I too don't bruise easily. In fact, hardly ever. I remember at that time in 2001, my brother came to stay with me for a few days, and as he and I were talking, I was lying in my bed, because during that time, I had little or no energy, and stayed in bed for several hours each day. As he and I were talking,suddenly I felt a surge of 'electricity' going down my right leg combined with my usual need to roar, and immediately afterwards he couldnt believe what he saw; a'red' line which ran the full length of my leg, and more bruising ( The bruises always came in the form of tiny dots; hundreds of them, later appeared. This was how it manifested then.
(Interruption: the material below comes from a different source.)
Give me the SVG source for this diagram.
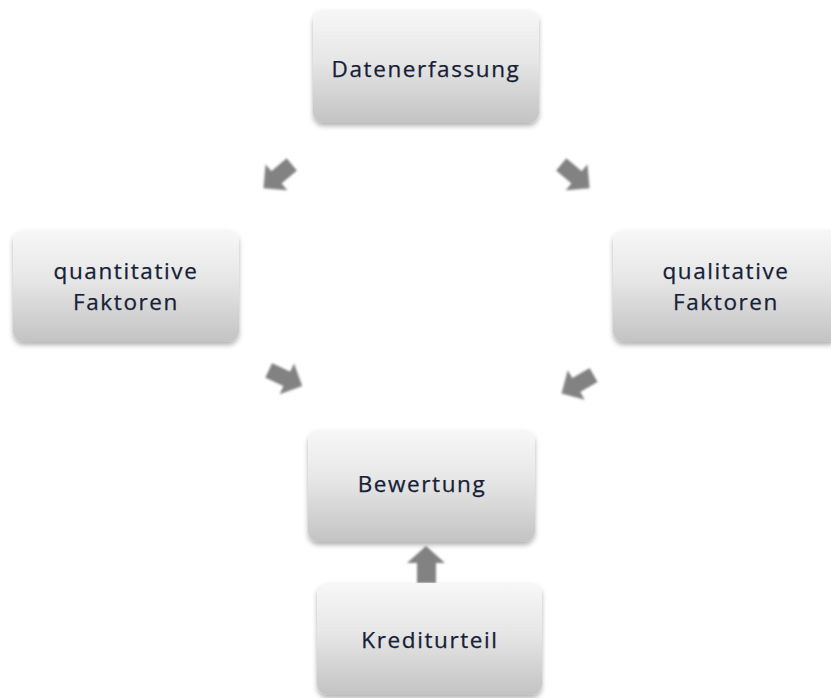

A couple of years later, I did a past life workshop with Marion Boon of the Netherlands , and she was convinced that my awakening process opened up past lives too. Thus causing the bruising. Sure enough I experienced similar 'feelings' in past life to this life. But she suggested that I simply deal with this life now. I was very skeptical at the time, but now, I just take anything as it comes, and sift it for myself.
I can only imagine your brother's response. Seeing that would have been horrifying to me. I'm so glad that you have come through that ordeal ok.
In your book "Kundalini Energy & Christian Spirituality", you mention the kundalini Child;
adult Child; or Cosmic state, Pgs 64/65. May i ask please, if i am understanding what you are
Since kundalini is seen as part of a natural Enlightenment, then this Cosmic state or kundalini Child seems to be a natural state, (after a kundalini transformation), available to all regardless of beliefs.
Would you say that this kundalini Child, could not come from a place to do harm in any form
to another for self gain without some serious
physical discomfort. Doesn't seem that they
would have any reason to.
Yes, that makes sense, Ajoy. In anyone who has awakened kundalini, the kind of constriction of mind and will that goes along with selfish actions ends up creating considerable pain.